Dichtung, Literatur, so erklärt es Alareer in seiner Vorlesung, war der Besatzung schon immer ein Dorn im Auge. Dichtung erschwert den Krieg, indem sie aufzeigt, dass die Bekriegten leben wollen und Leben haben. Besonders im historischen Kontext des Zionismus, in dem die Siedlungspolitik damit verteidigt wurde, dass das Land Palästinas unbewohnt gewesen sei und dort niemand zu Schaden käme wenn ein israelischer Staat errichtet würde, ist Literatur ein Teil des Widerstands. Sie bringt den Leser:innen nah an die Leben und die Gefühle der Schreibenden. Sie widerlegt die Irrtümer dieser rassistischen und kolonialen Politik.
Eine Politik, die sich nicht nur materiell auf die Menschen auswirkt, sondern auch emotional. Doch wem Menschlichkeit gebührt, wer erlaubt ist zu fühlen, Glück zu spüren, sich in Sicherheit oder Freiheit zu wägen, ist politisch bestimmt. Wem erlaubt ist zu studieren, sich zu bilden, über das Gelernte zu schreiben, und andere zu unterrichten – auch das ist ein stetiger Kampf, auch das gilt nicht für jeden Menschen gleich.
Doch so widerständig Alareers Worte sind, frei sind sie dennoch nicht. Die israelische Besatzung hat ihm sein Leben entrissen sowie die Möglichkeit, Gedichte zu schreiben, deren stärkste Emotionen nicht von Krieg und Unfreiheit geformt werden; Gedichte, deren Selbst in Freiheit lebt, mit freien Gedanken und der Möglichkeit, frei zu handeln. Nie wird er letzte Worte niederschreiben, die nicht veröffentlicht werden müssen, damit er vor der Welt posthum seine Menschlichkeit bezeugen kann.
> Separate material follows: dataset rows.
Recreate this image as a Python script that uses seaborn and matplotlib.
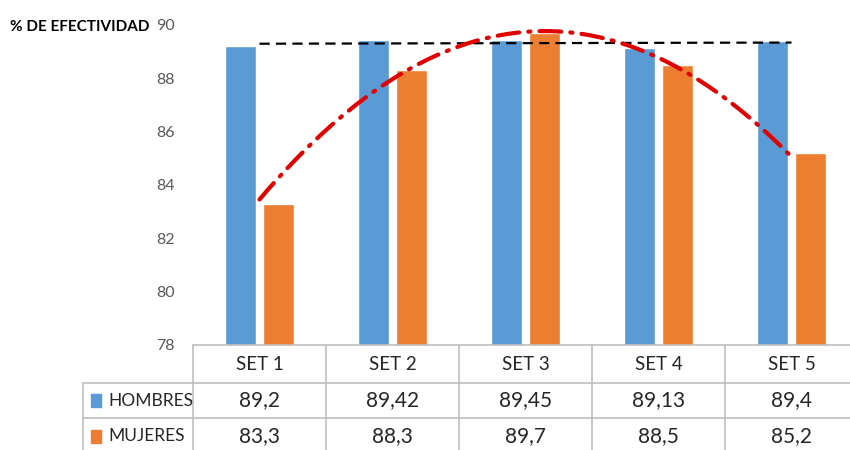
import numpy as np
import pandas as pd
import matplotlib
matplotlib.use("Agg")
import matplotlib.pyplot as plt
from matplotlib.lines import Line2D
from matplotlib.patches import Rectangle
from matplotlib import transforms
import seaborn as sns

# Data
sets = ["SET 1", "SET 2", "SET 3", "SET 4", "SET 5"]
hombres = [89.2, 89.42, 89.45, 89.13, 89.4]
mujeres = [83.3, 88.3, 89.7, 88.5, 85.2]
hombres_txt = ["89,2", "89,42", "89,45", "89,13", "89,4"]
mujeres_txt = ["83,3", "88,3", "89,7", "88,5", "85,2"]
series = ["HOMBRES", "MUJERES"]
y_ticks = [78, 80, 82, 84, 86, 88, 90]

BLUE = "#5B9BD5"
ORANGE = "#ED7D31"
GRID = "#BFBFBF"
TXT = "#262626"

sns.set_style("white")
plt.rcParams["font.family"] = ["Lato", "DejaVu Sans"]

df = pd.DataFrame({
    "set": sets * 2,
    "grupo": [series[0]] * len(sets) + [series[1]] * len(sets),
    "valor": hombres + mujeres,
})

W, H = 850, 450
fig = plt.figure(figsize=(W / 100, H / 100), dpi=100)

def fx(px):
    return px / W

def fy(py):
    return 1 - py / H

ax_left, ax_right, ax_top, ax_bottom = 193, 858, 25, 345
ax = fig.add_axes([fx(ax_left), fy(ax_bottom), fx(ax_right - ax_left), (ax_bottom - ax_top) / H])

sns.barplot(data=df, x="set", y="valor", hue="grupo", order=sets, hue_order=series,
            palette=[BLUE, ORANGE], width=0.58, gap=0.2, saturation=1,
            legend=False, ax=ax, zorder=2)

ax.set_xlim(-0.5, len(sets) - 0.5)
ax.set_ylim(78, 90)
ax.set_yticks(y_ticks)
ax.set_yticklabels([str(t) for t in y_ticks], color="#595959", fontsize=11.5)
ax.tick_params(axis="y", length=0, pad=13)
ax.set_xticks([])
ax.set_xlabel("")
ax.set_ylabel("")
for s in ax.spines.values():
    s.set_visible(False)

# Trend lines: linear for men, second-order polynomial for women
xi = np.arange(len(sets))
xs = np.linspace(0, len(sets) - 1, 200)
lin = np.polyval(np.polyfit(xi, hombres, 1), xs)
poly = np.polyval(np.polyfit(xi, mujeres, 2), xs)
ax.plot(xs, lin, color="black", lw=1.6, linestyle=(0, (4.6, 2.8)), zorder=3)
ax.plot(xs, poly, color="#E00000", lw=3.0, linestyle=(0, (5.2, 2.2, 0.5, 2.2)),
        dash_capstyle="round", zorder=4)

# Title on the left
fig.text(fx(10), fy(27), "% DE EFECTIVIDAD", fontsize=11, fontweight="bold",
         color="black", ha="left", va="center")

# Data table under the axis
rows_y = [345, 383, 418, 452]
col_edges = [ax_left] + [ax_left + (ax_right - ax_left) * (i + 1) / len(sets) for i in range(len(sets))]
legend_left = 83

def hline(y, x0, x1):
    fig.add_artist(Line2D([fx(x0), fx(x1)], [fy(y), fy(y)], color=GRID, lw=1.2))

def vline(x, y0, y1):
    fig.add_artist(Line2D([fx(x), fx(x)], [fy(y0), fy(y1)], color=GRID, lw=1.2))

hline(rows_y[0], ax_left, W + 20)
hline(rows_y[1], legend_left, W + 20)
hline(rows_y[2], legend_left, W + 20)
vline(legend_left, rows_y[1], H)
for x in col_edges:
    vline(x, rows_y[0], H)

blend = transforms.blended_transform_factory(ax.transData, fig.transFigure)
header_y = (rows_y[0] + rows_y[1]) / 2
row1_y = (rows_y[1] + rows_y[2]) / 2
row2_y = (rows_y[2] + rows_y[3]) / 2 + 1
for i, name in enumerate(sets):
    ax.text(i, fy(header_y), name, transform=blend, ha="center", va="center",
            fontsize=13.5, color=TXT, clip_on=False)
    ax.text(i, fy(row1_y), hombres_txt[i], transform=blend, ha="center", va="center",
            fontsize=15, color=TXT, clip_on=False)
    ax.text(i, fy(row2_y), mujeres_txt[i], transform=blend, ha="center", va="center",
            fontsize=15, color=TXT, clip_on=False)

for label, color, yc in [(series[0], BLUE, row1_y), (series[1], ORANGE, row2_y)]:
    fig.add_artist(Rectangle((fx(91), fy(yc + 6.5)), fx(10), 13 / H, color=color,
                             transform=fig.transFigure))
    fig.text(fx(108), fy(yc), label, fontsize=12.5, color=TXT, ha="left", va="center")

fig.savefig("out.png", dpi=100, facecolor="white")
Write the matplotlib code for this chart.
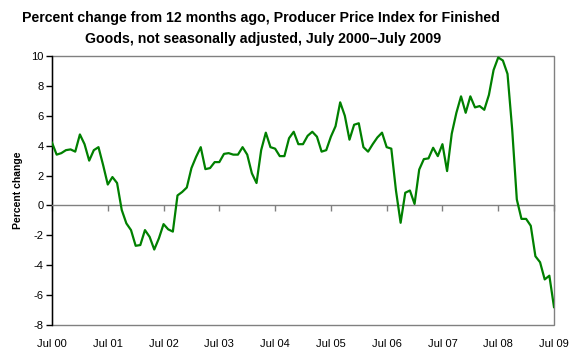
import numpy as np
import matplotlib
matplotlib.use('Agg')
import matplotlib.pyplot as plt

plt.rcParams['font.family'] = ['Liberation Sans', 'DejaVu Sans']

# Monthly 12-month percent change, Jul 2000 .. Jul 2009
ppi_change = [
    4.2, 3.4, 3.5, 3.7, 3.75, 3.6,            # Jul-Dec 00
    4.75, 4.1, 3.0, 3.7, 3.9, 2.7,            # Jan-Jun 01
    1.4, 1.9, 1.5, -0.3, -1.2, -1.65,         # Jul-Dec 01
    -2.7, -2.65, -1.65, -2.1, -2.95, -2.2,    # Jan-Jun 02
    -1.25, -1.6, -1.75, 0.67, 0.9, 1.2,       # Jul-Dec 02
    2.5, 3.25, 3.9, 2.43, 2.5, 2.9,           # Jan-Jun 03
    2.9, 3.45, 3.5, 3.4, 3.4, 3.9,            # Jul-Dec 03
    3.4, 2.15, 1.5, 3.7, 4.87, 3.9,           # Jan-Jun 04
    3.8, 3.3, 3.3, 4.5, 4.93, 4.1,            # Jul-Dec 04
    4.1, 4.66, 4.93, 4.6, 3.6, 3.7,           # Jan-Jun 05
    4.6, 5.3, 6.9, 6.0, 4.4, 5.4,             # Jul-Dec 05
    5.5, 3.9, 3.6, 4.1, 4.55, 4.87,           # Jan-Jun 06
    3.9, 3.8, 1.0, -1.16, 0.85, 1.0,          # Jul-Dec 06
    0.1, 2.4, 3.1, 3.15, 3.86, 3.3,           # Jan-Jun 07
    4.1, 2.3, 4.8, 6.2, 7.3, 6.2,             # Jul-Dec 07
    7.3, 6.56, 6.65, 6.4, 7.4, 9.06,          # Jan-Jun 08
    9.9, 9.7, 8.8, 5.1, 0.4, -0.9,            # Jul-Dec 08
    -0.9, -1.36, -3.4, -3.8, -4.95, -4.7,     # Jan-Jun 09
    -6.8,                                     # Jul 09
]
months = np.arange(len(ppi_change))

tick_labels = ['Jul 00', 'Jul 01', 'Jul 02', 'Jul 03', 'Jul 04',
               'Jul 05', 'Jul 06', 'Jul 07', 'Jul 08', 'Jul 09']
y_ticks = [-8, -6, -4, -2, 0, 2, 4, 6, 8, 10]

title_lines = ['Percent change from 12 months ago, Producer Price Index for Finished',
               'Goods, not seasonally adjusted, July 2000\u2013July 2009']

fig = plt.figure(figsize=(5.8, 3.6), dpi=100)
ax = fig.add_axes([52 / 580, 35 / 360, 502 / 580, 269 / 360])

ax.plot(months, ppi_change, color='#008000', linewidth=1.6, zorder=3)

ax.set_xlim(0, len(ppi_change) - 1)
ax.set_ylim(-8, 10)

# frame of the plot area
ax.patch.set_edgecolor('#808080')
ax.patch.set_linewidth(1.0)
for s in ['top', 'right']:
    ax.spines[s].set_visible(False)
ax.spines['left'].set_color('black')
ax.spines['left'].set_linewidth(1.0)
ax.spines['bottom'].set_position(('data', 0))
ax.spines['bottom'].set_color('#808080')
ax.spines['bottom'].set_linewidth(1.0)

ax.set_yticks(y_ticks)
ax.set_yticklabels([str(v) for v in y_ticks], fontsize=8)
ax.tick_params(axis='y', direction='out', length=4, width=1, color='black', pad=2)

ax.set_xticks(months[::12])
ax.set_xticklabels(tick_labels, fontsize=8)
ax.tick_params(axis='x', direction='out', length=4, width=1, color='#808080', pad=92)

ax.set_ylabel('Percent change', fontsize=7.5, fontweight='bold', labelpad=6)

fig.text(261 / 580, 1 - 18 / 360, title_lines[0],
         ha='center', va='center', fontsize=10.2, fontweight='bold')
fig.text(263 / 580, 1 - 39.5 / 360, title_lines[1],
         ha='center', va='center', fontsize=10.2, fontweight='bold')

fig.savefig('out.png', dpi=100)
Alareers Tod zeigt uns, dass Bildung und Gefühle Menschenrechte sind, die stets erkämpft werden müssen. Dafür müssen wir in tiefer Solidarität mit Studierenden und Lehrenden weltweit stehen, die wir als unsere Kommiliton:innen und Kolleg:innen betrachten müssen, die ihre Berufung aufgrund von Krieg und Besatzung nicht ausführen können. Dafür müssen wir die Universität als politischen Raum verstehen und ihn von einem Sprachrohr des bürgerlichen Staates in ein Sprachrohr des Widerstandes umwandeln.
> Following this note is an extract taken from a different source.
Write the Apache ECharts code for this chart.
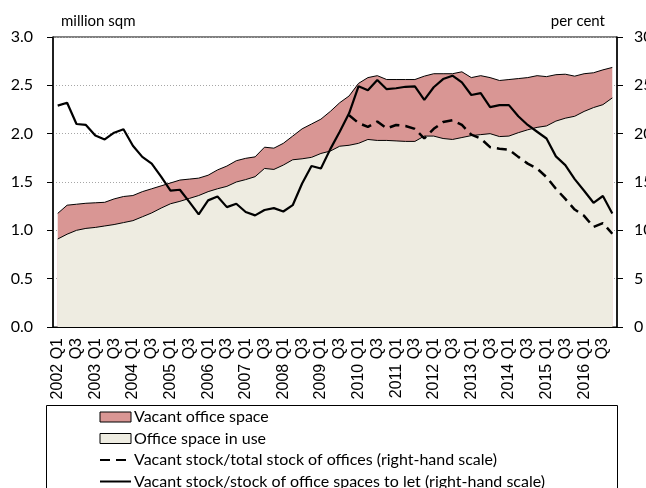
<!DOCTYPE html>
<html>
<head>
<meta charset="utf-8">
<script src="https://cdn.jsdelivr.net/npm/echarts@6/dist/echarts.min.js"></script>
<style>
  html, body { margin: 0; padding: 0; background: #fff; }
  #main { width: 646px; height: 488px; }
</style>
</head>
<body>
<div id="main"></div>
<script>
// quarters 2002 Q1 .. 2016 Q4
var years = [2002, 2003, 2004, 2005, 2006, 2007, 2008, 2009, 2010, 2011, 2012, 2013, 2014, 2015, 2016];
var quarters = ['Q1', 'Q2', 'Q3', 'Q4'];

// million sqm
var totalStock = [
    1.175, 1.26, 1.27, 1.28, 1.285, 1.29, 1.325, 1.35, 1.36, 1.40,
    1.43, 1.46, 1.49, 1.52, 1.53, 1.54, 1.57, 1.625, 1.665, 1.72,
    1.745, 1.76, 1.86, 1.85, 1.90, 1.975, 2.05, 2.10, 2.15, 2.23,
    2.32, 2.39, 2.52, 2.58, 2.60, 2.56, 2.56, 2.56, 2.56, 2.595,
    2.62, 2.62, 2.62, 2.64, 2.58, 2.60, 2.58, 2.55, 2.56, 2.57,
    2.58, 2.60, 2.59, 2.61, 2.615, 2.595, 2.62, 2.63, 2.66, 2.685
];
var inUse = [
    0.91, 0.96, 1.00, 1.02, 1.03, 1.045, 1.06, 1.08, 1.10, 1.14,
    1.18, 1.23, 1.275, 1.30, 1.33, 1.36, 1.40, 1.43, 1.455, 1.50,
    1.525, 1.555, 1.64, 1.63, 1.675, 1.73, 1.74, 1.755, 1.795, 1.82,
    1.87, 1.88, 1.90, 1.94, 1.93, 1.93, 1.925, 1.92, 1.92, 1.975,
    1.975, 1.95, 1.94, 1.96, 1.98, 1.99, 2.00, 1.97, 1.975, 2.01,
    2.04, 2.065, 2.08, 2.13, 2.16, 2.18, 2.23, 2.27, 2.30, 2.37
];
// per cent
var vacantTotal = [
    null, null, null, null, null, null, null, null, null, null,
    null, null, null, null, null, null, null, null, null, null,
    null, null, null, null, null, null, null, null, null, null,
    null, 21.9, 21.1, 20.7, 21.25, 20.55, 20.9, 20.8, 20.5, 19.5,
    20.5, 21.2, 21.4, 20.9, 19.9, 19.5, 18.6, 18.45, 18.35, 17.6,
    16.9, 16.4, 15.5, 14.3, 13.25, 12.15, 11.5, 10.35, 10.75, 9.65
];
var vacantToLet = [
    22.9, 23.2, 21.0, 20.9, 19.8, 19.4, 20.1, 20.45, 18.75, 17.6,
    16.9, 15.55, 14.1, 14.2, 12.95, 11.65, 13.1, 13.5, 12.4, 12.75,
    11.9, 11.55, 12.1, 12.3, 11.95, 12.6, 14.85, 16.65, 16.4, 18.4,
    20.2, 22.1, 24.9, 24.5, 25.55, 24.6, 24.7, 24.85, 24.9, 23.5,
    24.8, 25.65, 26.0, 25.3, 24.0, 24.2, 22.75, 22.95, 22.95, 21.8,
    20.9, 20.2, 19.5, 17.65, 16.75, 15.3, 14.1, 12.85, 13.55, 11.75
];

var leftTicks = [0, 0.5, 1.0, 1.5, 2.0, 2.5, 3.0];
var rightTicks = [0, 5, 10, 15, 20, 25, 30];

var categories = [];
for (var y = 0; y < years.length; y++) {
    for (var q = 0; q < quarters.length; q++) {
        categories.push(years[y] + ' ' + quarters[q]);
    }
}

var pink = '#D99694';
var beige = '#EEECE1';

var myChart = echarts.init(document.getElementById('main'));

var option = {
    animation: false,
    grid: {
        left: 53,
        right: 29,
        top: 37,
        bottom: 161,
        outerBoundsMode: 'none',
        containLabel: false,
        show: true,
        borderColor: '#000',
        borderWidth: 1,
        backgroundColor: 'transparent'
    },
    legend: {
        orient: 'vertical',
        left: 99,
        top: 408,
        height: 200,
        itemWidth: 31,
        itemHeight: 10,
        itemGap: 3.5,
        padding: 0,
        textStyle: {
            fontFamily: 'Lato',
            fontSize: 16,
            lineHeight: 18,
            color: '#000',
            padding: [0, 0, 0, -2]
        },
        data: [
            { name: 'Vacant office space', icon: 'rect', itemStyle: { color: pink, borderColor: '#000', borderWidth: 1 } },
            { name: 'Office space in use', icon: 'rect', itemStyle: { color: beige, borderColor: '#000', borderWidth: 1 } },
            { name: 'Vacant stock/total stock of offices (right-hand scale)', itemStyle: { opacity: 0 } },
            { name: 'Vacant stock/stock of office spaces to let (right-hand scale)', itemStyle: { opacity: 0 } }
        ]
    },
    graphic: [{
        type: 'rect',
        shape: { x: 46.5, y: 405.5, width: 571, height: 120 },
        style: { fill: null, stroke: '#000', lineWidth: 1 },
        silent: true
    }],
    xAxis: {
        type: 'category',
        data: categories,
        boundaryGap: true,
        axisLine: { lineStyle: { color: '#000', width: 1 } },
        axisTick: { interval: 0, length: 5, lineStyle: { color: '#000' } },
        axisLabel: {
            interval: 1,
            rotate: 90,
            margin: 11,
            fontFamily: 'Liberation Sans',
            fontSize: 16,
            color: '#000',
            formatter: function (v) {
                return v.indexOf('Q1') > 0 ? v : 'Q3';
            }
        },
        splitLine: { show: false }
    },
    yAxis: [{
        type: 'value',
        min: leftTicks[0],
        max: leftTicks[leftTicks.length - 1],
        interval: 0.5,
        name: 'million sqm',
        nameLocation: 'end',
        nameGap: 8,
        nameTextStyle: {
            fontFamily: 'Lato',
            fontSize: 15,
            color: '#000',
            align: 'left',
            padding: [0, 0, 0, 8]
        },
        axisLine: { show: true, lineStyle: { color: '#000', width: 1.5 } },
        axisTick: { show: true, length: 6, lineStyle: { color: '#000' } },
        axisLabel: {
            margin: 20,
            fontFamily: 'Lato',
            fontSize: 16,
            color: '#000',
            formatter: function (v) { return v.toFixed(1); }
        },
        splitLine: { show: true, lineStyle: { color: '#A6A6A6', type: [1, 2], width: 1 } }
    }, {
        type: 'value',
        min: rightTicks[0],
        max: rightTicks[rightTicks.length - 1],
        interval: 5,
        name: 'per cent',
        nameLocation: 'end',
        nameGap: 8,
        nameTextStyle: {
            fontFamily: 'Lato',
            fontSize: 15,
            color: '#000',
            align: 'right',
            padding: [0, 12, 0, 0]
        },
        axisLine: { show: true, lineStyle: { color: '#000', width: 1.5 } },
        axisTick: { show: true, length: 6, lineStyle: { color: '#000' } },
        axisLabel: {
            margin: 17,
            fontFamily: 'Lato',
            fontSize: 16,
            color: '#000'
        },
        splitLine: { show: false }
    }],
    series: [{
        name: 'Vacant office space',
        type: 'line',
        data: totalStock,
        yAxisIndex: 0,
        symbol: 'none',
        color: pink,
        lineStyle: { color: '#000', width: 1 },
        areaStyle: { color: pink, opacity: 1 },
        z: 1
    }, {
        name: 'Office space in use',
        type: 'line',
        data: inUse,
        yAxisIndex: 0,
        symbol: 'none',
        color: beige,
        lineStyle: { color: '#000', width: 1 },
        areaStyle: { color: beige, opacity: 1 },
        z: 2
    }, {
        name: 'Vacant stock/total stock of offices (right-hand scale)',
        type: 'line',
        data: vacantTotal,
        yAxisIndex: 1,
        symbol: 'none',
        color: '#000',
        lineStyle: { color: '#000', width: 2.5, type: [10, 6] },
        z: 3
    }, {
        name: 'Vacant stock/stock of office spaces to let (right-hand scale)',
        type: 'line',
        data: vacantToLet,
        yAxisIndex: 1,
        symbol: 'none',
        color: '#000',
        lineStyle: { color: '#000', width: 2.2 },
        z: 4
    }]
};

myChart.setOption(option);
</script>
</body>
</html>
Dass Universitäten nicht nur Räume der Lehre und Forschung sind, sondern auch politische Räume, und insbesonders Räume, wo die Jugend ihr Weltverständnis erlernt, wusste auch Alareer. Das von ihm mitbegründete Projekt We Are Not Numbers setzt sich zum Ziel, den Austausch mit englischsprachigen Autor:innen zu fördern und palästinensischen Jugendlichen Gehör zu verschaffen.
Das Projekt zeigt beispielhaft, dass die Möglichkeit zur tiefen Auseinandersetzung mit Literatur und Wissen, wie sie die Universität ermöglichen sollte, nicht gegeben ist, sondern an der Universität selbst erkämpft werden muss. Die Universität muss zu einer Bastion werden, in der die Jugend lernt, ihrer eigenen und der Zukunft des Proletariats zu dienen. Denn nur wenn jedem das Recht auf Bildung zukommt, und jeder es auch praktisch ausleben kann, können wir von freier Bildung sprechen. Nur ohne Krieg und Kapitalismus können die Bildung und der menschliche Geist sich frei entfalten. Und nur im politischen Kampf können wir so eine Bildung verwirklichen.